J. Kehaulani Kauanui, Ph.D.
is an associate professor of anthropology and American studies at Wesleyan University in Connecticut.

Her first book, Hawaiian Blood: Colonialism and the Politics of Sovereignty and Indigeneity, was published by Duke University Press (2008).

She is currently embarking on two new book monographs: The Kingdom Come? Hawaiian Nationalism and the Politics of Gender and Sexuality, and Hawaiian New England: The Grammar of American Colonialism.

She has co-edited special journal issues: “Migrating Feminisms,” Women’s Studies International Forum (1998);”Native Pacific Cultural Studies on the Edge,” The Contemporary Pacific (2001); and “Women Writing Oceania: Weaving the Sails of the Waka,” Pacific Studies (2007).
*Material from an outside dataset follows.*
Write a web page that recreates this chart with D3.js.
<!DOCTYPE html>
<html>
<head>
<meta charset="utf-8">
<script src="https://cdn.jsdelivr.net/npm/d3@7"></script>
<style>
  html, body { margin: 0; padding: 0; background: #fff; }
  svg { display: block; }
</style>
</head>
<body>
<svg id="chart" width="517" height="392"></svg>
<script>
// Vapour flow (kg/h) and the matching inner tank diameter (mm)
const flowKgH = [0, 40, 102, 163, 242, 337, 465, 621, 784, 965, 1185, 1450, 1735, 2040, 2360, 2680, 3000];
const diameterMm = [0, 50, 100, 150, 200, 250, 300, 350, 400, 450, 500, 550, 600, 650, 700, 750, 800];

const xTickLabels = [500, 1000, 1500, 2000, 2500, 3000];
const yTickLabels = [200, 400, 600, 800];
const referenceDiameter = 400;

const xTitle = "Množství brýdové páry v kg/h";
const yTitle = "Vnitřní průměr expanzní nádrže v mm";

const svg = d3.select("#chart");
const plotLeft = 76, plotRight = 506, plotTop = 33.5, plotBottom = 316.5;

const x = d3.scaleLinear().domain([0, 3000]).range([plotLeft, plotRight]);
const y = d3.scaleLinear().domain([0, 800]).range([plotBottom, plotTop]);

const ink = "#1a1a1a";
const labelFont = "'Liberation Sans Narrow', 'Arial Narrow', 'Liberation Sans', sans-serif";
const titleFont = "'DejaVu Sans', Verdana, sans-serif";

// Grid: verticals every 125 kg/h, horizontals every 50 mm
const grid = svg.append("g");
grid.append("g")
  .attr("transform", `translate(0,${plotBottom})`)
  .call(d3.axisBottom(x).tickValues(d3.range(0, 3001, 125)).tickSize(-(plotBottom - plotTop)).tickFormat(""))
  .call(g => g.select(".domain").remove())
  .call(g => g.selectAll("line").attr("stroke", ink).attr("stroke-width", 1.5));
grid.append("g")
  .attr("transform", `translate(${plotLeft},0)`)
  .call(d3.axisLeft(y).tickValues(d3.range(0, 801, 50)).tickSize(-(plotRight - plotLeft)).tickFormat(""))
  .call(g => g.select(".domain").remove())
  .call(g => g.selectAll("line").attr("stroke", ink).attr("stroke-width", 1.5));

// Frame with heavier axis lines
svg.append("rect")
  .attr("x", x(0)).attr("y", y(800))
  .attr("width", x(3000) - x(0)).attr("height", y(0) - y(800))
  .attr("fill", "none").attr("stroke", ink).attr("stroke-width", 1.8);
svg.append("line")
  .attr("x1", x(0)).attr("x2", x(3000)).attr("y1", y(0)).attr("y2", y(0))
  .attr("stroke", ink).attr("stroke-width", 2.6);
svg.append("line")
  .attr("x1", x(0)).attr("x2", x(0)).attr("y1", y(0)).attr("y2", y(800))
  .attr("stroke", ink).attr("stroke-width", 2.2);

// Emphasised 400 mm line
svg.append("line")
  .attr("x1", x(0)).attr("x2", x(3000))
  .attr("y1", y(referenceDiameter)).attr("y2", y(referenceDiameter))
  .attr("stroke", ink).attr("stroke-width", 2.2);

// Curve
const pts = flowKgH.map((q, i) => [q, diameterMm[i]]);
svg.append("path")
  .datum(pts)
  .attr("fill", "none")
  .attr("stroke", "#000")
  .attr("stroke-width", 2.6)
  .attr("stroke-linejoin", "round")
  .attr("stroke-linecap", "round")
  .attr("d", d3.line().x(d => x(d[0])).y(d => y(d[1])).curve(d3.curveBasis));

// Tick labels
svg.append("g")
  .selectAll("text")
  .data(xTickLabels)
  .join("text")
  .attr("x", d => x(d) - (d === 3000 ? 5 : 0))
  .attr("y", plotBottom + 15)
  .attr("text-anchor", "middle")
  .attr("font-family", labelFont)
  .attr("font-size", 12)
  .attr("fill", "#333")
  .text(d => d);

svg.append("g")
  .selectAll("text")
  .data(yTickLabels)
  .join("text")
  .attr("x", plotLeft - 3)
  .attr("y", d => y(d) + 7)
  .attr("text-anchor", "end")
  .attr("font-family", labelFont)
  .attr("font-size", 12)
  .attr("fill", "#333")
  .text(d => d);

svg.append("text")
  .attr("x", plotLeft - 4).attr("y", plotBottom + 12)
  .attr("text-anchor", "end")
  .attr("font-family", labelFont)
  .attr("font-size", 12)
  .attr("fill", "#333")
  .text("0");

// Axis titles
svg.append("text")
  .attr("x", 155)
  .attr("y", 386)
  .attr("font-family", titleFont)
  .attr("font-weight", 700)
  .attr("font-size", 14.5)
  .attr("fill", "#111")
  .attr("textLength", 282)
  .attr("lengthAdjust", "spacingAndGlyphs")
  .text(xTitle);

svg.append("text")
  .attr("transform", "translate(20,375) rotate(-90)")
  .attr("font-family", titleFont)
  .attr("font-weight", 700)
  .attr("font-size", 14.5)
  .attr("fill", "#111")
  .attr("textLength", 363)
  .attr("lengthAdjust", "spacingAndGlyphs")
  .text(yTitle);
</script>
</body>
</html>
Her essays have been published in the following journals: SAQ: South Atlantic Quarterly, Social Text, Political and Legal Anthropology Review, American Studies, Comparative American Studies, The Hawaiian Journal of History, Mississippi Review, Amerasia Journal, The Contemporary Pacific, Pacific Studies, Women’s Studies International Forum, and American Indian Quarterly.
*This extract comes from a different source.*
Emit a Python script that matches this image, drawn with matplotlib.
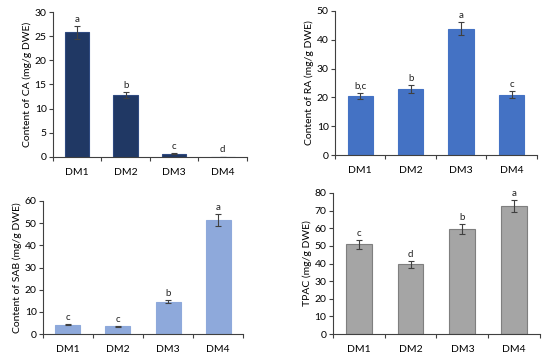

She also sits on the following editorial boards: Settler Colonial Studies, American Indian Quarterly; Meridians: Feminism, Race, Transnationalism; Hulili: Multidisciplinary Research on Hawaiian Well-Being; and Intersections: Gender and Sexuality in Asia and the Pacific. From 2005-2010, she also served as an editorial board member of Journal of Pacific History.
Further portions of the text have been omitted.